WHAT TO DO: Transcribe the lines below verbatim, skipping the images.

►

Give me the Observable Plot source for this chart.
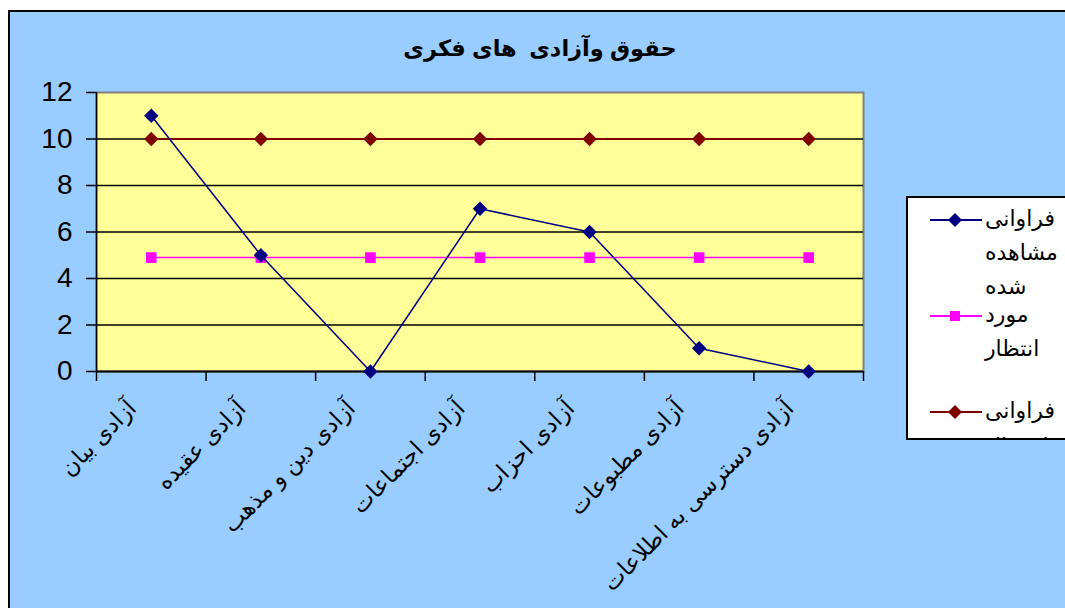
<!DOCTYPE html>
<html><head><meta charset="utf-8">
<script src="https://cdn.jsdelivr.net/npm/d3@7"></script>
<script src="https://cdn.jsdelivr.net/npm/@observablehq/plot@0.6"></script>
<style>
body{margin:0;background:#fff;}
#wrap{position:relative;width:1065px;height:608px;overflow:hidden;background:#fff;font-family:"Liberation Sans","DejaVu Sans",Arial,sans-serif;}
#bg{position:absolute;left:8px;top:10px;width:1070px;height:610px;background:#99CCFF;border:2px solid #000;}
#chart{position:absolute;left:0;top:0;}
#title{position:absolute;left:0;width:1080px;top:35px;text-align:center;font-weight:bold;font-size:22.5px;white-space:pre;}
#legend{position:absolute;left:906px;top:196px;width:170px;height:240px;background:#fff;border:2px solid #000;overflow:hidden;}
.lt{position:absolute;font-size:22px;white-space:nowrap;}
</style></head>
<body>
<div id="wrap">
<div id="bg"></div>
<div id="chart"></div>
<div id="title" dir="rtl">حقوق وآزادی  های فکری</div>
<div id="legend"></div>
</div>
<script>
const categories = ["آزادی بیان","آزادی عقیده","آزادی دین و مذهب","آزادی اجتماعات","آزادی احزاب","آزادی مطبوعات","آزادی دسترسی به اطلاعات"];
const observed = [11,5,0,7,6,1,0];
const expected = [4.9,4.9,4.9,4.9,4.9,4.9,4.9];
const ideal = [10,10,10,10,10,10,10];
const yTicks = [0,2,4,6,8,10,12];
const seriesNames = ["فراوانی مشاهده شده","مورد انتظار","فراوانی ایده ال"];

const rows = categories.map((c,i)=>({cat:c,pos:i+0.5,obs:observed[i],exp:expected[i],ideal:ideal[i]}));

const chart = Plot.plot({
  width:1065, height:608,
  marginLeft:96, marginRight:202, marginTop:92, marginBottom:237,
  style:{background:"transparent",fontFamily:"Liberation Sans, DejaVu Sans, Arial, sans-serif",color:"#000"},
  x:{type:"linear",domain:[0,categories.length]},
  y:{domain:[0,12]},
  marks:[
    Plot.frame({fill:"#FFFF99",stroke:"#808080",strokeWidth:2}),
    Plot.ruleY(yTicks.filter(t=>t>0&&t<12),{stroke:"#000",strokeWidth:1.5}),
    Plot.ruleY([0],{stroke:"#000",strokeWidth:2}),
    Plot.ruleX([0],{stroke:"#000",strokeWidth:1.5}),
    Plot.axisY({ticks:yTicks,tickSize:10,tickPadding:14,fontSize:28,label:null,strokeWidth:1.5}),
    Plot.axisX({ticks:d3.range(categories.length+1),tickSize:10,tickFormat:()=>"",label:null,strokeWidth:1.5}),
    Plot.text(rows,{x:"pos",y:()=>0,text:"cat",rotate:-45,textAnchor:"end",dx:-19,dy:33,fontSize:23}),
    Plot.line(rows,{x:"pos",y:"ideal",stroke:"#800000",strokeWidth:2}),
    Plot.dot(rows,{x:"pos",y:"ideal",symbol:"diamond2",r:6.5,fill:"#800000",stroke:"none"}),
    Plot.line(rows,{x:"pos",y:"exp",stroke:"#FF00FF",strokeWidth:1.5}),
    Plot.dot(rows,{x:"pos",y:"exp",symbol:"square",r:6,fill:"#FF00FF",stroke:"none"}),
    Plot.line(rows,{x:"pos",y:"obs",stroke:"#000080",strokeWidth:1.5}),
    Plot.dot(rows,{x:"pos",y:"obs",symbol:"diamond2",r:6.5,fill:"#000080",stroke:"none"})
  ]
});
document.getElementById("chart").append(chart);

// legend
const legend = document.getElementById("legend");
const colors = ["#000080","#FF00FF","#800000"];
const shapes = ["diamond","square","diamond"];
const lines = [["فراوانی","مشاهده","شده"],["مورد","انتظار"],["فراوانی","ایده ال"]];
const lineY = [[22,56,90],[118,152],[214,250]];
lines.forEach((ls,k)=>{
  const svg = d3.create("svg").attr("width",60).attr("height",20).style("position","absolute").style("left","20px").style("top",(lineY[k][0]-10)+"px");
  svg.append("line").attr("x1",2).attr("x2",54).attr("y1",10).attr("y2",10).attr("stroke",colors[k]).attr("stroke-width",2);
  if(shapes[k]==="diamond") svg.append("path").attr("d","M27,3L34,10L27,17L20,10Z").attr("fill",colors[k]);
  else svg.append("rect").attr("x",22).attr("y",5).attr("width",10).attr("height",10).attr("fill",colors[k]);
  legend.append(svg.node());
  ls.forEach((t,j)=>{
    const s=document.createElement("div");
    s.className="lt"; s.dir="rtl"; s.textContent=t;
    s.style.left="77px"; s.style.top=(lineY[k][j]-14)+"px";
    legend.append(s);
  });
});
</script>
</body></html>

◄

THE RESPONSE:
Give me the Observable Plot source for this chart.
<!DOCTYPE html>
<html><head><meta charset="utf-8">
<script src="https://cdn.jsdelivr.net/npm/d3@7"></script>
<script src="https://cdn.jsdelivr.net/npm/@observablehq/plot@0.6"></script>
<style>
body{margin:0;background:#fff;}
#wrap{position:relative;width:1065px;height:608px;overflow:hidden;background:#fff;font-family:"Liberation Sans","DejaVu Sans",Arial,sans-serif;}
#bg{position:absolute;left:8px;top:10px;width:1070px;height:610px;background:#99CCFF;border:2px solid #000;}
#chart{position:absolute;left:0;top:0;}
#title{position:absolute;left:0;width:1080px;top:35px;text-align:center;font-weight:bold;font-size:22.5px;white-space:pre;}
#legend{position:absolute;left:906px;top:196px;width:170px;height:240px;background:#fff;border:2px solid #000;overflow:hidden;}
.lt{position:absolute;font-size:22px;white-space:nowrap;}
</style></head>
<body>
<div id="wrap">
<div id="bg"></div>
<div id="chart"></div>
<div id="title" dir="rtl">حقوق وآزادی  های فکری</div>
<div id="legend"></div>
</div>
<script>
const categories = ["آزادی بیان","آزادی عقیده","آزادی دین و مذهب","آزادی اجتماعات","آزادی احزاب","آزادی مطبوعات","آزادی دسترسی به اطلاعات"];
const observed = [11,5,0,7,6,1,0];
const expected = [4.9,4.9,4.9,4.9,4.9,4.9,4.9];
const ideal = [10,10,10,10,10,10,10];
const yTicks = [0,2,4,6,8,10,12];
const seriesNames = ["فراوانی مشاهده شده","مورد انتظار","فراوانی ایده ال"];

const rows = categories.map((c,i)=>({cat:c,pos:i+0.5,obs:observed[i],exp:expected[i],ideal:ideal[i]}));

const chart = Plot.plot({
  width:1065, height:608,
  marginLeft:96, marginRight:202, marginTop:92, marginBottom:237,
  style:{background:"transparent",fontFamily:"Liberation Sans, DejaVu Sans, Arial, sans-serif",color:"#000"},
  x:{type:"linear",domain:[0,categories.length]},
  y:{domain:[0,12]},
  marks:[
    Plot.frame({fill:"#FFFF99",stroke:"#808080",strokeWidth:2}),
    Plot.ruleY(yTicks.filter(t=>t>0&&t<12),{stroke:"#000",strokeWidth:1.5}),
    Plot.ruleY([0],{stroke:"#000",strokeWidth:2}),
    Plot.ruleX([0],{stroke:"#000",strokeWidth:1.5}),
    Plot.axisY({ticks:yTicks,tickSize:10,tickPadding:14,fontSize:28,label:null,strokeWidth:1.5}),
    Plot.axisX({ticks:d3.range(categories.length+1),tickSize:10,tickFormat:()=>"",label:null,strokeWidth:1.5}),
    Plot.text(rows,{x:"pos",y:()=>0,text:"cat",rotate:-45,textAnchor:"end",dx:-19,dy:33,fontSize:23}),
    Plot.line(rows,{x:"pos",y:"ideal",stroke:"#800000",strokeWidth:2}),
    Plot.dot(rows,{x:"pos",y:"ideal",symbol:"diamond2",r:6.5,fill:"#800000",stroke:"none"}),
    Plot.line(rows,{x:"pos",y:"exp",stroke:"#FF00FF",strokeWidth:1.5}),
    Plot.dot(rows,{x:"pos",y:"exp",symbol:"square",r:6,fill:"#FF00FF",stroke:"none"}),
    Plot.line(rows,{x:"pos",y:"obs",stroke:"#000080",strokeWidth:1.5}),
    Plot.dot(rows,{x:"pos",y:"obs",symbol:"diamond2",r:6.5,fill:"#000080",stroke:"none"})
  ]
});
document.getElementById("chart").append(chart);

// legend
const legend = document.getElementById("legend");
const colors = ["#000080","#FF00FF","#800000"];
const shapes = ["diamond","square","diamond"];
const lines = [["فراوانی","مشاهده","شده"],["مورد","انتظار"],["فراوانی","ایده ال"]];
const lineY = [[22,56,90],[118,152],[214,250]];
lines.forEach((ls,k)=>{
  const svg = d3.create("svg").attr("width",60).attr("height",20).style("position","absolute").style("left","20px").style("top",(lineY[k][0]-10)+"px");
  svg.append("line").attr("x1",2).attr("x2",54).attr("y1",10).attr("y2",10).attr("stroke",colors[k]).attr("stroke-width",2);
  if(shapes[k]==="diamond") svg.append("path").attr("d","M27,3L34,10L27,17L20,10Z").attr("fill",colors[k]);
  else svg.append("rect").attr("x",22).attr("y",5).attr("width",10).attr("height",10).attr("fill",colors[k]);
  legend.append(svg.node());
  ls.forEach((t,j)=>{
    const s=document.createElement("div");
    s.className="lt"; s.dir="rtl"; s.textContent=t;
    s.style.left="77px"; s.style.top=(lineY[k][j]-14)+"px";
    legend.append(s);
  });
});
</script>
</body></html>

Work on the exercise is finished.